• **SHORT PROBLEM**
Check every line below for the word "this" and copy the ones that have it.

• **RECORDS FOR PROCESSING**
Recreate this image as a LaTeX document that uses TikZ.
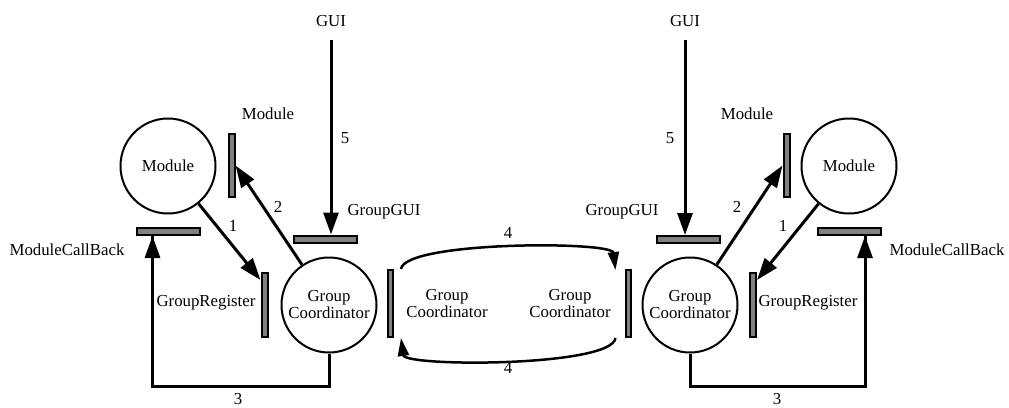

--

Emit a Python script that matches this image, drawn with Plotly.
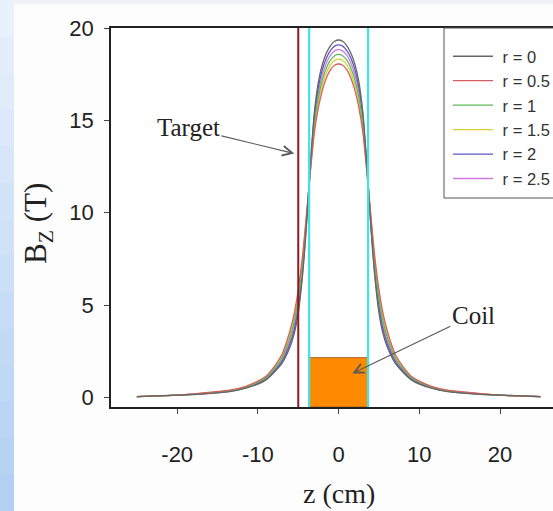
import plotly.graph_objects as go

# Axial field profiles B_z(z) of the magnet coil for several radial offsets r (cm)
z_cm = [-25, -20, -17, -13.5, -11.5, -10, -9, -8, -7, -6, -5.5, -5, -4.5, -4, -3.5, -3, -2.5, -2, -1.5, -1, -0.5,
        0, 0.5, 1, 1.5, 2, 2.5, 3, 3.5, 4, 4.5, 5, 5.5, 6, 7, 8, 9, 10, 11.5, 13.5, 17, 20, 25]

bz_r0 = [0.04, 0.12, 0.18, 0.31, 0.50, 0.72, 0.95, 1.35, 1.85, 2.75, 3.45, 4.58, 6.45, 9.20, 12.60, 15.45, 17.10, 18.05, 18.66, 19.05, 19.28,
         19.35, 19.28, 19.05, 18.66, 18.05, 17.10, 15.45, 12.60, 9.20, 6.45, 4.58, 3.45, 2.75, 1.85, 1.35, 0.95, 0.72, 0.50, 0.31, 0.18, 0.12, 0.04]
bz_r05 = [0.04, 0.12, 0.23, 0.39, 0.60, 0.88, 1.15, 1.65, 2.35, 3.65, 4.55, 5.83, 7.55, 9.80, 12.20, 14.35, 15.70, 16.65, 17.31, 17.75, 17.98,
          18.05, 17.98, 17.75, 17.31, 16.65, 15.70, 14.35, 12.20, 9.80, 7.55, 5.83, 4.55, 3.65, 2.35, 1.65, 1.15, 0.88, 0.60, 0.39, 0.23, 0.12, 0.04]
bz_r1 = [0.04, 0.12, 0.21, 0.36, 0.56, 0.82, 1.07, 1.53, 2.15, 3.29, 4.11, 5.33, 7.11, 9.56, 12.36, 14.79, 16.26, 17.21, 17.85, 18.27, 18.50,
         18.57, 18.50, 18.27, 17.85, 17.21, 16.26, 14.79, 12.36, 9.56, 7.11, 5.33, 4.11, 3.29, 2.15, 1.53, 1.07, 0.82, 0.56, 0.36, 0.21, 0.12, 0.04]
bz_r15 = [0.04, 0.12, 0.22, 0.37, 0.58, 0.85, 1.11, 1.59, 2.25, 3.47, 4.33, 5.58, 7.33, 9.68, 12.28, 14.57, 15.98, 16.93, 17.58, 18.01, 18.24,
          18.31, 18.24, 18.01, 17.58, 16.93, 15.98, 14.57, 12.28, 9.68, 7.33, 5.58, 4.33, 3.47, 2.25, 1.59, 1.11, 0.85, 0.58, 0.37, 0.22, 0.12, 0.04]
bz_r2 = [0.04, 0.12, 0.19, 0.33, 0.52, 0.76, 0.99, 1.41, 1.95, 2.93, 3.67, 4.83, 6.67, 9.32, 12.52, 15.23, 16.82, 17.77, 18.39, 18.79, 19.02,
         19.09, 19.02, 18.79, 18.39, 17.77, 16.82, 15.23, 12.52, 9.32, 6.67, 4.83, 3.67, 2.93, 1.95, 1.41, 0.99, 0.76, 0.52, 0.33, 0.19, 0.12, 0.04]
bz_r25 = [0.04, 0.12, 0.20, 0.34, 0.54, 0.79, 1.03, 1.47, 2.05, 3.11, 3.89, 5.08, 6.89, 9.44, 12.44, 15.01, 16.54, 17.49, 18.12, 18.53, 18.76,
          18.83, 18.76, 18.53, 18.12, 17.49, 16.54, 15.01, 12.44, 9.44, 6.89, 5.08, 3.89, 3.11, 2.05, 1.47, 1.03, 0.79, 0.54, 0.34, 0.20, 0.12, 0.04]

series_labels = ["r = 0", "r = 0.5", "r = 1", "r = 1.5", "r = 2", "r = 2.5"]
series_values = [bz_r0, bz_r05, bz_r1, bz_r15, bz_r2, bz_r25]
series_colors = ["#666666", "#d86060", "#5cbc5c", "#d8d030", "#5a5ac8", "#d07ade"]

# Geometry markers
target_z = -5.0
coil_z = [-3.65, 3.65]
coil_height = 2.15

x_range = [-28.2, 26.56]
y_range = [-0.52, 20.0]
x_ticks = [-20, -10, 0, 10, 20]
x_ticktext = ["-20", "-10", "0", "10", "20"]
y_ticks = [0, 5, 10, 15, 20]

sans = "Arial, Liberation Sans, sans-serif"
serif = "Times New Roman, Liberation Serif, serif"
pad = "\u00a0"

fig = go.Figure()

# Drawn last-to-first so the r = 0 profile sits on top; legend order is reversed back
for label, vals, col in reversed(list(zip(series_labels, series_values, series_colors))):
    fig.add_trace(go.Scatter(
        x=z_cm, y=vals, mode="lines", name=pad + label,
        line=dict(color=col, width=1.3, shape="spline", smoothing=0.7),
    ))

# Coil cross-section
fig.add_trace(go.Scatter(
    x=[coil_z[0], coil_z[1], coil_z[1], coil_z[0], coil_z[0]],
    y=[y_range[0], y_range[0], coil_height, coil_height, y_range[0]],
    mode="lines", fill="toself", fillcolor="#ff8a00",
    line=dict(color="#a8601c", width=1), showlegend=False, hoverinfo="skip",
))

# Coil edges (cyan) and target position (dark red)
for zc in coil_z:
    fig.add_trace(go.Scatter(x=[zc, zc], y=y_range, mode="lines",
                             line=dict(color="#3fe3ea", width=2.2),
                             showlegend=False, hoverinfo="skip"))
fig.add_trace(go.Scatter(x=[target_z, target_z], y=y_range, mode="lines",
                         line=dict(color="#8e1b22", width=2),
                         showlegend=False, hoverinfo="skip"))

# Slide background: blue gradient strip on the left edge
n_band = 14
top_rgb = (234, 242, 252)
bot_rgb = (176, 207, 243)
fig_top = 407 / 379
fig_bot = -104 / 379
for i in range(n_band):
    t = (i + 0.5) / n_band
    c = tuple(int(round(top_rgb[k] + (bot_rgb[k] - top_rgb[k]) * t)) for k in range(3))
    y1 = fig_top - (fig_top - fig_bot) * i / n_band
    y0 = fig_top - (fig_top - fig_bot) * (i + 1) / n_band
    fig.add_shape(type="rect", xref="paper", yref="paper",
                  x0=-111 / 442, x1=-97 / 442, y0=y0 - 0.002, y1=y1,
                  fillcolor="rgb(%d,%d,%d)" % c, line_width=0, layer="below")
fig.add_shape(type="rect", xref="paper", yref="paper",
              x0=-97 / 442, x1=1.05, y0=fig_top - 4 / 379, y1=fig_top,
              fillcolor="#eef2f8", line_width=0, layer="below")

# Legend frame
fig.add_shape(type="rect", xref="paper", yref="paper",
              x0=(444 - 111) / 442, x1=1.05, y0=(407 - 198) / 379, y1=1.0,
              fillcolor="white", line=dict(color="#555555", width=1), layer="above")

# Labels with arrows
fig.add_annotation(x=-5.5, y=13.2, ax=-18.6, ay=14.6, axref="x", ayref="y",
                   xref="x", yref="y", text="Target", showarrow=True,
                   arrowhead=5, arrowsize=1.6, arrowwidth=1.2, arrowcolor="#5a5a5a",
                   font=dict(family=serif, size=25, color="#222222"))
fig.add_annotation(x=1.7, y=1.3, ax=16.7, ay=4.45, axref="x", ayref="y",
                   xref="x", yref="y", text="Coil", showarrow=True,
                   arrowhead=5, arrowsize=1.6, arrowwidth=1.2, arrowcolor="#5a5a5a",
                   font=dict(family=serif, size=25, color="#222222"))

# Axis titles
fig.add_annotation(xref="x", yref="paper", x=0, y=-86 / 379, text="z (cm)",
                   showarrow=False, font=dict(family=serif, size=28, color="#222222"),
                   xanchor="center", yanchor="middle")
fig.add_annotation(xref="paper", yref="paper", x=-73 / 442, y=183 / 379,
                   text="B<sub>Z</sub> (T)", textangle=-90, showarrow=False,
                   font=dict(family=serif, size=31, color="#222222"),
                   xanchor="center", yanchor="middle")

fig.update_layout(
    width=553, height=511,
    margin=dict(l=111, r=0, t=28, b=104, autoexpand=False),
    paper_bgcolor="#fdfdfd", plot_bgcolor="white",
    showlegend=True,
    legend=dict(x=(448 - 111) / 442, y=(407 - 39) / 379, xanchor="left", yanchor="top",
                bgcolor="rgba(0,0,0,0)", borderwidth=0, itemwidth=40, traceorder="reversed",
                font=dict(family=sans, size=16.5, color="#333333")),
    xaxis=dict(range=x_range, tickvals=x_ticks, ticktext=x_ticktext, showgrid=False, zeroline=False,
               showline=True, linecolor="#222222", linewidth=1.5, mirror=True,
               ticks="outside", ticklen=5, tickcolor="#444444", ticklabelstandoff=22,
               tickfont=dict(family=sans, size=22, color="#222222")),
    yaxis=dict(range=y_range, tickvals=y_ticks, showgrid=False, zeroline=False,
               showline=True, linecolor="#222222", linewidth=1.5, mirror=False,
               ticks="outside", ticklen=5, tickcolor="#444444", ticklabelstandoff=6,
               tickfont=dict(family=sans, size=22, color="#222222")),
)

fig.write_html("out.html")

• **EXERCISE SOLUTION**
Recreate this image as a LaTeX document that uses TikZ.
Emit a Python script that matches this image, drawn with Plotly.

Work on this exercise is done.